Maliavin's own humble origins from a small village in Samara account for his fascination with the clothes, traditions and characters of peasant life, which he sentimentally recorded in numerous variations. Depicting a group of Russian peasant women, or babas, swept up in the emotion of their dance, The Farandole demonstrates the elevation of the Russian folk tradition to the subject of high art and the new path of enquiry set for those artists, who, like Maliavin, emigrated to the West. The painting is estimated to fetch £400,000-£600,000.
Pyotr Vereschagin's sweeping panorama of Nizhny Novgorod on Market Day is estimated to fetch £350,000-£450,000.
Brother of the eminent Russian genre painter Vasily Vereschagin, Pyotr Vereschagin is most famous for his impressive landscapes and cityscapes, including views of Moscow, Kiev, St. Petersburg and Nizhny Novgorod. Founded in the 13th century, at the confluence of the Rivers Volga and Oka, Nizhny Novgorod occupied a position of strategic importance, both in terms of commerce and security. It became best known for the annual summer fair that was relocated there in 1817, having been held nearby since the early 16th century. It was the biggest fair in the country selling all manner of goods and established Nizhny Novgorod as the chief commercial centre in Russia.
The Survivors, estimated to fetch £350-500,000, is one of the most important highlights among a group of works by Ivan Konstantinovich Aivazovsky to be offered in the sale. Aivazovsky was favoured by Russian Tsars and wealthy European collectors alike for his dramatic seascapes and views of ports in the Southern stretches of the Russian Empire and the Mediterranean. Like many other 19th-century European artists, Aivazovsky shared the Romantic preoccupation with man's place in nature and his insignificance when confronted by the sometimes impossibly harsh conditions of his environment. He produced a series of paintings on the theme of mariners emerging shipwrecked but defiant from a storm of which The Survivors, executed in 1873, is a particularly fine example. The painting depicts the shipwrecked sailors in a lifeboat drifting on the turbulent sea, with their ship - sails dropped - sinking in the waves behind.
A portrait by Zinaida Evgenievna Serebriakova's (1884-1967) of her daughter Katya dated 1934 will also be offered in the sale. A member of the Mir Iskusstva or World of Art exhibiting group which was formed in St. Petersburg in 1898, Serebriakova was not interested in contemporary French Impressionism, but looked towards academic painting for inspiration.

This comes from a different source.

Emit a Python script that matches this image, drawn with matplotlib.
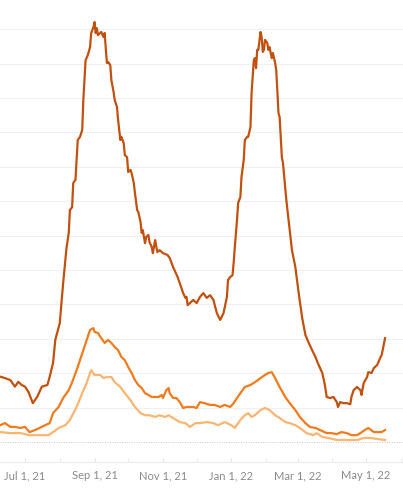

Her preferred subjects were those drawn from the life around her, such as Russian peasant women working in the fields, dancers at the Kirov and women washing themselves in the bathhouse.
Throughout the 30s and 40s Serebriakova painted her daughter several times, capturing her asleep in intimate moments, or more formally as in the offered lot, which is estimated at £180,000-£220,000. Despite the posed composition of Katya seated in a wicker chair with her arms crossed, her expression hints at the complex but affectionate relationship between mother and daughter.
An important triple portrait by Vasily Shukhaev's (1887-1973) is estimated to fetch £120,000-£180,000. It depicts his partner Vera, his close friend and colleague Alexander Yakovlev and Shukhaev himself. Shukhaev met Yakovlev at the Higher Art Institute at the St. Petersburg Academy of Arts. Both artists greatly influenced one another and collaborated on a number of projects, including the celebrated double self-portraits (Harlequin and Pierrot, 1914) and the design of the ceiling of the Firsanov residence in Moscow.
The sale will also include a gouache and watercolour on paper by Marc Chagall (1887-1985), View From an Open Window, which is estimated to fetch £135,000-£150,000.